Les sujets – bibliques ou traditionnels tels des paysages, des natures mortes et des autoportraits – content une histoire séculaire, mais traduisent aussi la liberté tenace qui le guide : c’est un jeu plus qu’une lutte avec l’élément liquide de l’aquarelle que mène ce brillant technicien. Les grilles de ses pages de carnets rappellent toutefois que la maîtrise et le contrôle ne sont pas loin dans cette dialectique sensuelle. Le trait d’encre ou de crayon se fait parfois vif et nerveux, sismographique, et le dessin devient écriture. Cette quête passionnée du paysage trouve son apogée dans la peinture. Au seuil des années 2010, Gérard Traquandi forge une méthode pour, dit-il, « se libérer de son propre geste », éviter la touche, et mettre l’expressivité à distance. Il travaille à plat de fines couches de glacis, plaque sur la toile une feuille de papier chargée de peinture, puis l’en retire. Il cherche l’accord coloré, affine scrupuleusement sa technique pigmentaire, tout en laissant l’accidentel entrer dans la danse. Ces all over impressionnants transcrivent l’impression primaire de la nature, l’aléa climatique, tout en se parant de couleurs irréelles, des verts industriels, des pourpres mystérieux, des roses à la De Kooning ou à la Guston. Le tableau ne restitue pas l’intériorité de l’artiste : il est une surface ondoyante – aquatique ? minérale ? réverbération chaude ou surface enneigée ? –, une peau, et, au-delà, une chair. Traquandi ne s’interpose pas entre le spectateur et l’œuvre, et ce n’est d’ailleurs pas simplement à la vue que s’adresse son travail, mais au sujet incarné tout entier. On comprend dès lors que sa pratique s’épanouisse naturellement dans la sculpture et dans la céramique, support qui dit son attachement au sol et à la terre, à la trace, à l’empreinte laissée par le corps.

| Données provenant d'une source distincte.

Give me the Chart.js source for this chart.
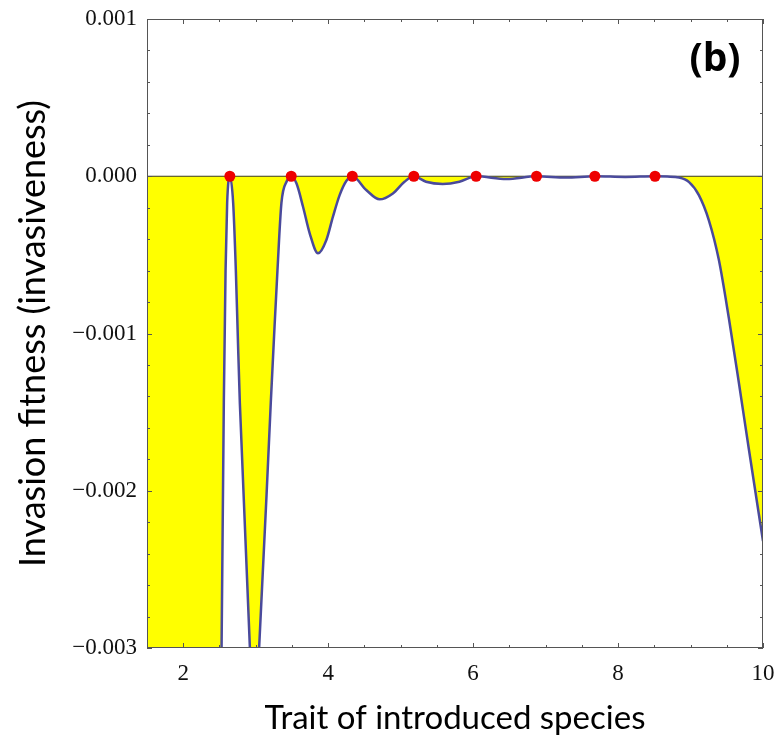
<!DOCTYPE html>
<html>
<head>
<meta charset="utf-8">
<script src="https://cdn.jsdelivr.net/npm/chart.js@4"></script>
<style>
  html, body { margin: 0; padding: 0; background: #fff; }
  #wrap { width: 780px; height: 744px; }
</style>
</head>
<body>
<div id="wrap"><canvas id="miCanvas" width="780" height="744"></canvas></div>
<script>
// trait values and invasion fitness
const traitX = [1.5, 2.0, 2.3, 2.45, 2.529, 2.56, 2.584, 2.606, 2.643, 2.689, 2.726, 2.753, 2.781, 2.919, 2.98,
  3.047, 3.208, 3.253, 3.30, 3.355, 3.43, 3.49, 3.562, 3.653, 3.745, 3.86, 3.975, 4.066, 4.158, 4.25, 4.333,
  4.525, 4.709, 4.893, 5.053, 5.182, 5.35, 5.58, 5.811, 6.041, 6.46, 6.875, 7.28, 7.68, 8.1, 8.51, 8.68,
  8.842, 8.98, 9.115, 9.253, 9.39, 9.528, 9.666, 9.803, 10.0];
const fitness = [-0.03, -0.02, -0.012, -0.006, -0.003, -0.00144, -0.0006, -0.00017, 0, -0.00017, -0.0006, -0.00102, -0.00144, -0.00299, -0.0034,
  -0.003, -0.00144, -0.00102, -0.0006, -0.00017, -0.00003, 0, -0.000045, -0.000194, -0.000363, -0.00049, -0.000405, -0.000257, -0.00012, -0.00003, 0,
  -0.0000875, -0.000147, -0.000109, -0.000035, 0, -0.000035, -0.000049, -0.000035, 0, -0.000018, 0, -0.000008, 0, -0.000004, 0, -0.000002,
  -0.000008, -0.000037, -0.00012, -0.00028, -0.00053, -0.0009, -0.00131, -0.00173, -0.00232];

// singular points (red dots)
const dotX = [2.643, 3.49, 4.333, 5.182, 6.041, 6.875, 7.68, 8.51];
const dotY = [0, 0, 0, 0, 0, 0, 0, 0];

// tick values
const xTicks = [2, 4, 6, 8, 10];
const xMinor = [2.5, 3, 3.5, 4.5, 5, 5.5, 6.5, 7, 7.5, 8.5, 9, 9.5];
const yTicks = [0.001, 0, -0.001, -0.002, -0.003];
const yMinor = [0.0008, 0.0006, 0.0004, 0.0002, -0.0002, -0.0004, -0.0006, -0.0008,
  -0.0012, -0.0014, -0.0016, -0.0018, -0.0022, -0.0024, -0.0026, -0.0028];

const curve = traitX.map((x, i) => ({ x: x, y: fitness[i] }));
const dots = dotX.map((x, i) => ({ x: x, y: dotY[i] }));
const zero = [{ x: 1.5, y: 0 }, { x: 10, y: 0 }];

// marco y marcas hacia dentro (estilo Mathematica)
const marcoPlugin = {
  id: 'marco',
  afterDatasetsDraw(chart) {
    const { ctx, chartArea: a, scales } = chart;
    const sx = scales.x, sy = scales.y;
    ctx.save();
    ctx.strokeStyle = '#555';
    ctx.lineWidth = 1;
    ctx.strokeRect(a.left + 0.5, a.top + 0.5, a.right - a.left - 1, a.bottom - a.top - 1);
    ctx.beginPath();
    const tick = (vals, len) => {
      vals.forEach(v => {
        const px = Math.round(sx.getPixelForValue(v)) + 0.5;
        ctx.moveTo(px, a.bottom); ctx.lineTo(px, a.bottom - len);
        ctx.moveTo(px, a.top); ctx.lineTo(px, a.top + len);
      });
    };
    const tickY = (vals, len) => {
      vals.forEach(v => {
        const py = Math.round(sy.getPixelForValue(v)) + 0.5;
        ctx.moveTo(a.left, py); ctx.lineTo(a.left + len, py);
        ctx.moveTo(a.right, py); ctx.lineTo(a.right - len, py);
      });
    };
    tick(xTicks, 5); tick(xMinor, 3);
    tickY(yTicks, 5); tickY(yMinor, 3);
    ctx.stroke();

    ctx.fillStyle = '#000';
    ctx.font = 'bold 39px "Open Sans"';
    ctx.textAlign = 'center';
    ctx.textBaseline = 'middle';
    ctx.fillText('(b)', 715, 60);
    ctx.restore();
  }
};

const ctx = document.getElementById('miCanvas');
const myChart = new Chart(ctx, {
  type: 'scatter',
  data: {
    datasets: [
      {
        label: 'singular',
        data: dots,
        showLine: false,
        pointRadius: 5.5,
        pointBackgroundColor: '#ee0000',
        pointBorderWidth: 0,
        order: 0
      },
      {
        label: 'fitness',
        data: curve,
        showLine: true,
        cubicInterpolationMode: 'monotone',
        borderColor: '#4a4a9c',
        borderWidth: 2.5,
        pointRadius: 0,
        fill: 'origin',
        backgroundColor: '#ffff00',
        order: 1
      },
      {
        label: 'zero',
        data: zero,
        showLine: true,
        borderColor: '#3a3a20',
        borderWidth: 1,
        pointRadius: 0,
        order: 2
      }
    ]
  },
  options: {
    responsive: false,
    animation: false,
    events: [],
    layout: { padding: { left: 0, right: 17, top: 19, bottom: 0 } },
    plugins: {
      legend: { display: false },
      tooltip: { enabled: false },
      filler: { drawTime: 'beforeDatasetsDraw' }
    },
    scales: {
      x: {
        type: 'linear',
        min: 1.5,
        max: 10,
        afterBuildTicks: (s) => { s.ticks = xTicks.map(v => ({ value: v })); },
        afterFit: (s) => { s.height = 96; s.paddingLeft = 0; s.paddingRight = 0; },
        grid: { display: false, drawTicks: false },
        border: { display: false },
        ticks: {
          padding: 12,
          color: '#111',
          font: { family: '"Liberation Serif"', size: 23 },
          callback: (v) => String(v)
        },
        title: {
          display: true,
          text: 'Trait of introduced species',
          color: '#000',
          font: { family: 'Lato', size: 33 },
          padding: { top: 0, bottom: 6 }
        }
      },
      y: {
        min: -0.003,
        max: 0.001,
        afterBuildTicks: (s) => { s.ticks = yTicks.map(v => ({ value: v })); },
        afterFit: (s) => { s.width = 147; s.paddingTop = 0; s.paddingBottom = 0; },
        grid: { display: false, drawTicks: false },
        border: { display: false },
        ticks: {
          padding: 10,
          color: '#111',
          font: { family: '"Liberation Serif"', size: 23 },
          callback: (v) => (v < 0 ? '\u2212' : '') + Math.abs(v).toFixed(3)
        },
        title: {
          display: true,
          text: 'Invasion fitness (invasiveness)',
          color: '#000',
          font: { family: 'Lato', size: 36 },
          padding: { top: 12, bottom: 0 }
        }
      }
    }
  },
  plugins: [marcoPlugin]
});
</script>
</body>
</html>
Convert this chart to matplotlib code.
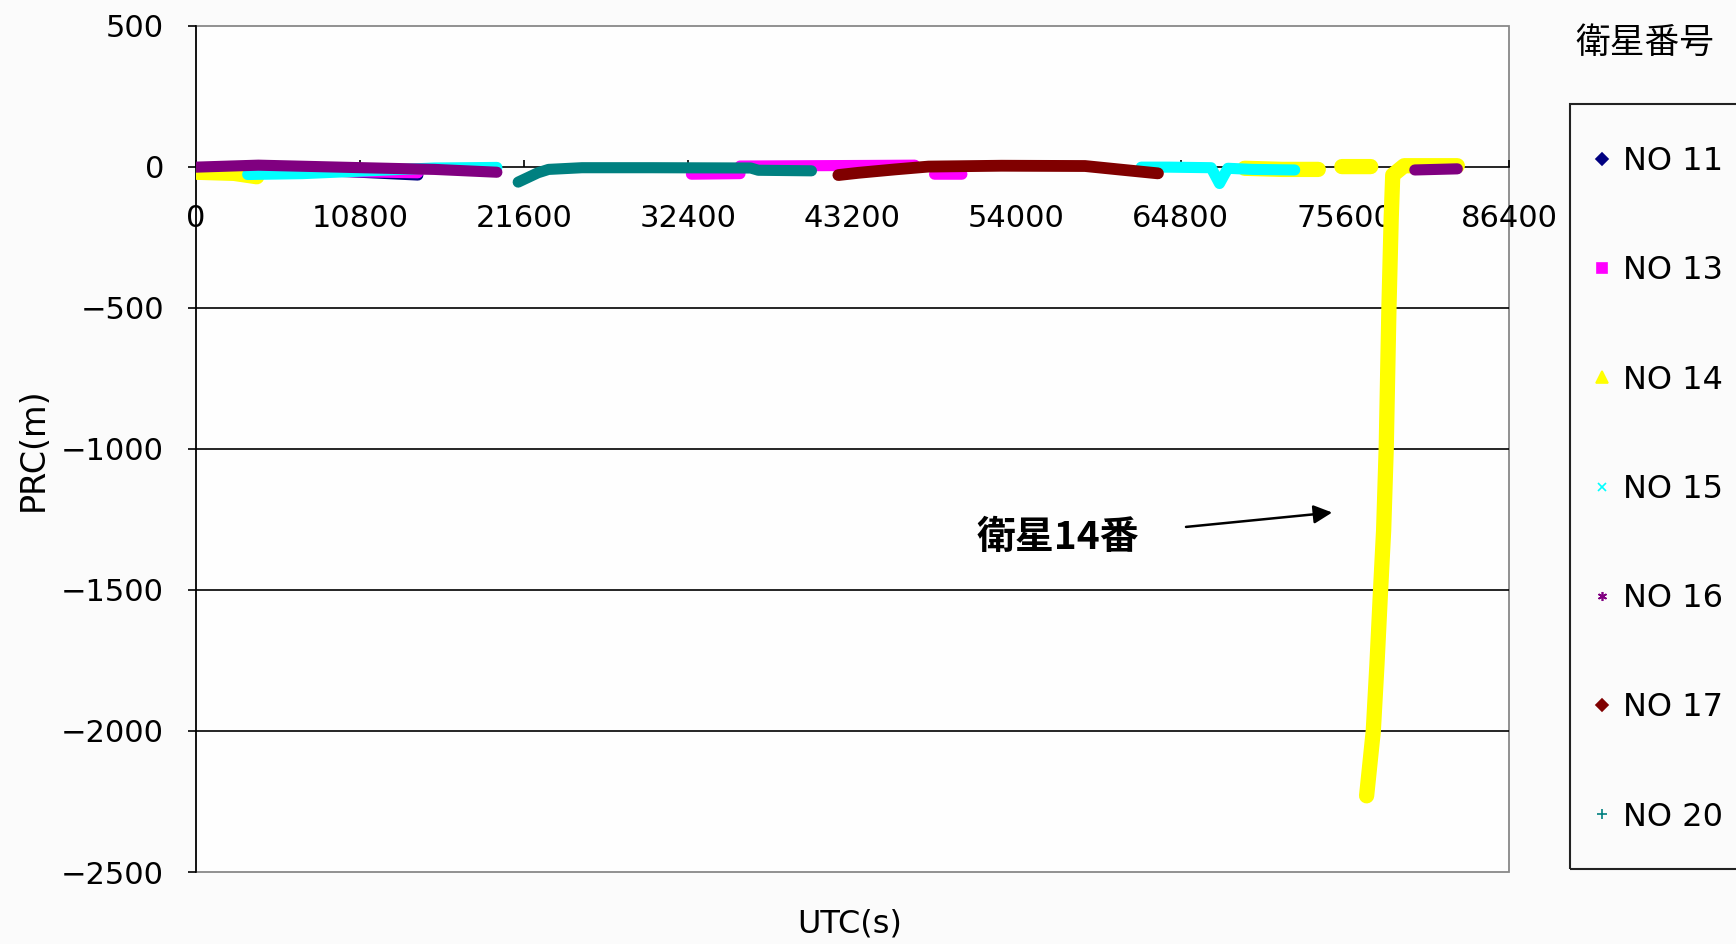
import numpy as np
import matplotlib
matplotlib.use("Agg")
import matplotlib.pyplot as plt
from matplotlib.lines import Line2D
from matplotlib.patches import Rectangle

plt.rcParams['font.family'] = ['DejaVu Sans', 'Noto Sans CJK JP']
nan = np.nan

# ---- data (UTC seconds, PRC metres); NaN separates passes ----
sat_labels = ["NO 11", "NO 13", "NO 14", "NO 15", "NO 16", "NO 17", "NO 20"]

sat11_x = [6000, 10000, 14600]
sat11_y = [-10, -18, -30]

sat13_x = [3000, 8000, 14600, nan, 32600, 35800, nan, 35800, 40000, 44000, 47300, nan, 48600, 50400]
sat13_y = [-12, -16, -22, nan, -27, -25, nan, 2, 3, 4, 5, nan, -27, -27]

sat14_x = [0, 2500, 4000, nan, 69000, 71500, 73850, nan, 75400, 77300, nan,
           77030, 77470, 77710, 77950, 78150, 78320, 78500, 78650, 78750, 79500, 83000]
sat14_y = [-20, -24, -36, nan, -6, -10, -10, nan, 0, 0, nan,
           -2230, -2000, -1765, -1500, -1290, -1000, -500, -180, -30, 3, 3]

sat15_x = [3400, 7000, 10000, 15700, 19800, nan, 62200, 64000, 66800, 67350, 67900, 69500, 72300]
sat15_y = [-28, -25, -18, -5, -3, nan, -2, -2, -4, -60, -6, -10, -12]

sat16_x = [0, 4100, 10200, 15700, 19800, nan, 80200, 81600, 83000]
sat16_y = [-2, 5, -3, -10, -20, nan, -12, -10, -8]

sat17_x = [42270, 43600, 46000, 48200, 53000, 58500, 60700, 63300]
sat17_y = [-30, -22, -10, 0, 3, 2, -10, -24]

sat20_x = [21200, 22500, 23200, 25400, 30000, 36500, 37000, 40500]
sat20_y = [-55, -22, -10, -4, -4, -5, -13, -15]

x_ticks = [0, 10800, 21600, 32400, 43200, 54000, 64800, 75600, 86400]
y_ticks = [500, 0, -500, -1000, -1500, -2000, -2500]
grid_levels = [-500, -1000, -1500, -2000]

series = [
    (sat11_x, sat11_y, "#000080", "D", 8.0, 6.0),
    (sat13_x, sat13_y, "#FF00FF", "s", 8.0, 6.5),
    (sat14_x, sat14_y, "#FFFF00", "^", 11.0, 8.0),
    (sat15_x, sat15_y, "#00FFFF", "x", 8.0, 6.0),
    (sat16_x, sat16_y, "#800080", (6, 2, 0), 8.0, 6.5),
    (sat17_x, sat17_y, "#800000", "D", 8.5, 6.0),
    (sat20_x, sat20_y, "#008080", "+", 8.0, 6.5),
]

W, H = 1736, 944
fig = plt.figure(figsize=(W / 100, H / 100), dpi=100, facecolor="#FBFBFB")
ax = fig.add_axes([196 / W, 1 - 872 / H, 1313 / W, 846.5 / H])
ax.set_facecolor("#FEFEFE")
ax.set_xlim(0, 86400)
ax.set_ylim(-2500, 500)

for lvl in grid_levels:
    ax.axhline(lvl, color="black", lw=1.2, zorder=1)

handles = []
for (xs, ys, col, mk, lw, ms), lab in zip(series, sat_labels):
    ax.plot(xs, ys, color=col, lw=lw, solid_capstyle="round",
            solid_joinstyle="round", zorder=3)
    handles.append(Line2D([], [], color=col, marker=mk, linestyle="None",
                          markersize=ms, markeredgewidth=1.2))

# axes styling (Excel-like)
for s in ["top", "right"]:
    ax.spines[s].set_visible(False)
ax.spines["left"].set_color("black")
ax.spines["left"].set_linewidth(1.2)
ax.spines["bottom"].set_position(("data", 0))
ax.spines["bottom"].set_color("black")
ax.spines["bottom"].set_linewidth(1.2)
ax.add_patch(Rectangle((0, 0), 1, 1, transform=ax.transAxes, fill=False,
                       edgecolor="#888888", lw=1.3, zorder=0.8, clip_on=False))

ax.set_xticks(x_ticks)
ax.set_xticklabels([str(v) for v in x_ticks])
ax.set_yticks(y_ticks)
ax.set_yticklabels(["\u2212" + str(-v) if v < 0 else str(v) for v in y_ticks])
ax.tick_params(axis="x", direction="in", length=5, width=1.2, pad=27,
               labelsize=22, colors="black")
ax.tick_params(axis="y", direction="out", length=6, width=1.2, pad=17,
               labelsize=22, colors="black")

fig.text(33 / W, 1 - 449 / H, "PRC(m)", rotation=90, ha="center", va="center",
         fontsize=24)
fig.text(850 / W, 1 - 924 / H, "UTC(s)", ha="center", va="center", fontsize=23)

# annotation
ax.annotate("", xy=(74946, -1225), xytext=(64964, -1278),
            arrowprops=dict(arrowstyle="-|>", color="black", lw=1.8,
                            mutation_scale=28), zorder=4)
ax.text(56700, -1313, "衛星14番", ha="center", va="center", fontsize=28,
        fontweight="bold", family=["Noto Sans CJK JP", "DejaVu Sans"], zorder=4)

# legend
fig.text(1645 / W, 1 - 43 / H, "衛星番号", ha="center", va="center", fontsize=25,
         family=["Noto Sans CJK JP", "DejaVu Sans"])
fig.patches.append(Rectangle((1570 / W, 1 - 869 / H), 0.2, (869 - 104) / H,
                             transform=fig.transFigure, fill=False,
                             edgecolor="#222222", lw=1.5))
fig.legend(handles, sat_labels, loc="upper left",
           bbox_to_anchor=(1586 / W, 1 - 146 / H), frameon=False,
           fontsize=23, handlelength=1.0, handletextpad=0.15,
           labelspacing=2.45, borderpad=0, borderaxespad=0)

fig.savefig("out.png", dpi=100, facecolor=fig.get_facecolor())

L’exposition « Gérard Traquandi, L’été », qui se tient à la galerie Catherine Issert du […] au […] 2023, donne à voir cette grammaire du sensible en présentant des dessins, des aquarelles, des peintures et des céramiques. L’été méridional est célébré à Saint-Paul-de-Vence, celui du Sud mythique dont se sont emparés Matisse et Bonnard, lesquels ont nourri le regard de l’artiste marseillais qui a dessiné l’Estérel, la Corse, le Lubéron ou la Toscane. Sud de la lumière avant tout, au cœur d’un lieu baigné de clarté. Pour Gérard Traquandi, évoquant les primitifs italiens, la lumière doit venir du tableau. Et les regardeurs de s’y exposer, s’abandonnant ainsi au saisissement de la nature.